National
School education bill favours existing private schools
The government registered the bill in the federal parliament, removing some provisions that school operators had contested earlier.Post Report
The government on Wednesday registered the School Education Bill in the House of Representatives, withdrawing the provisions of the previous bill for mandatory conversion of the existing private schools into trusts.
Last month, the government backed off from registering the bill following strong reservations from private school operators over the provisions that said the existing private schools registered under the Company Act must be converted into trusts within five years. The new bill leaves it up to the existing schools whether or not to convert into trusts.
"Our reservation in the previous bill was regarding the ownership, which has been corrected now," DK Dhungana, chair of the Private and Boarding Schools' Organisation, told the Post. "We welcome this bill."
The bill makes it difficult for new entrants in the private education sector as the schools to be opened after the bill’s passage need to be registered as trusts. This could potentially curb competition among the education providers.
Educationists say the government worked at the behest of the school operators by discouraging the entry of new ones. The new provision will favour the cartel of the existing schools, Pramod Bhatta, who has conducted extensive research on Nepal's education, told the Post.
The High Level Education Commission in 2019 recommended converting private schools into trusts within ten years. The report, prepared during the tenure of then-prime minister KP Sharma Oli and which the private school operators had strongly resisted, was never made public.
Bhatta said the central problem in the bill is its failure to set minimum criteria for establishing schools. "Scores of schools do not meet the minimum standards of teaching-learning. The bill must have listed such standards and given a deadline to meet them or face action," he said.
The bill also proposes reviving the Education Offices at the district level that were scrapped with the promulgation of the constitution in 2015. The new charter institutionalised federalism and ended the existence of districts as administrative units.
The umbrella bodies of the local units have criticised the move, saying it is a regressive step.

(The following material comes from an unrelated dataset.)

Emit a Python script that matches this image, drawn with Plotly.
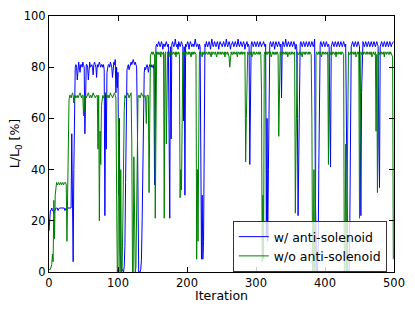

Such offices, the bill envisions, will be responsible for boosting the quality of education, maintaining records, carrying out school mapping and monitoring the schools in coordination with the respective local governments. Through the bill, the government plans to delegate the authority to the district offices to prepare school test papers.
"Despite our repeated concerns, the federal government wants to reinstate district-level education offices. The bill, on the one hand, says local governments bear the authority to manage school education while giving responsibility to monitor schools and prepare questions to such offices. This is unconstitutional and unacceptable," Khim Bahadur Thapa, general secretary of the National Association of Rural Municipalities Nepal, told the Post. "We will formally denounce it."
Allowing district education offices to prepare the question sets is against the very principle of evaluation, according to Bhatta. "Only those who teach (teachers), can evaluate their students rightly," he said.
The district education offices were reduced to smaller education units after the Local Governance Act, prepared based on the new constitution, came into force in 2017.
The Department of Education, renamed the Centre for Education and Human Resource Development five years ago, will also be revived, as per the bill.
The new bill will be presented at the House, where it will be discussed before lawmakers file amendments to it. It has to pass both chambers of the federal parliament before it becomes the law and replaces the Education Act-1971. A federal education Act is necessary to implement the educational provisions enshrined in the constitution. In its absence, the devolution of the authority to the local and provincial levels has not been possible. Despite commitments from successive governments, it took around eight years to finalise the bill.
If the bill gets endorsed, the national-level board exams will be conducted only at the end of grade 12. It doesn't talk about the Secondary Education Examinations, which means respective schools will be giving the test. The local units will hold the grade eight tests, though the authority to prepare the question sets lies in the district education offices.
The previous bill allowed the provincial boards to conduct the grade 10 tests.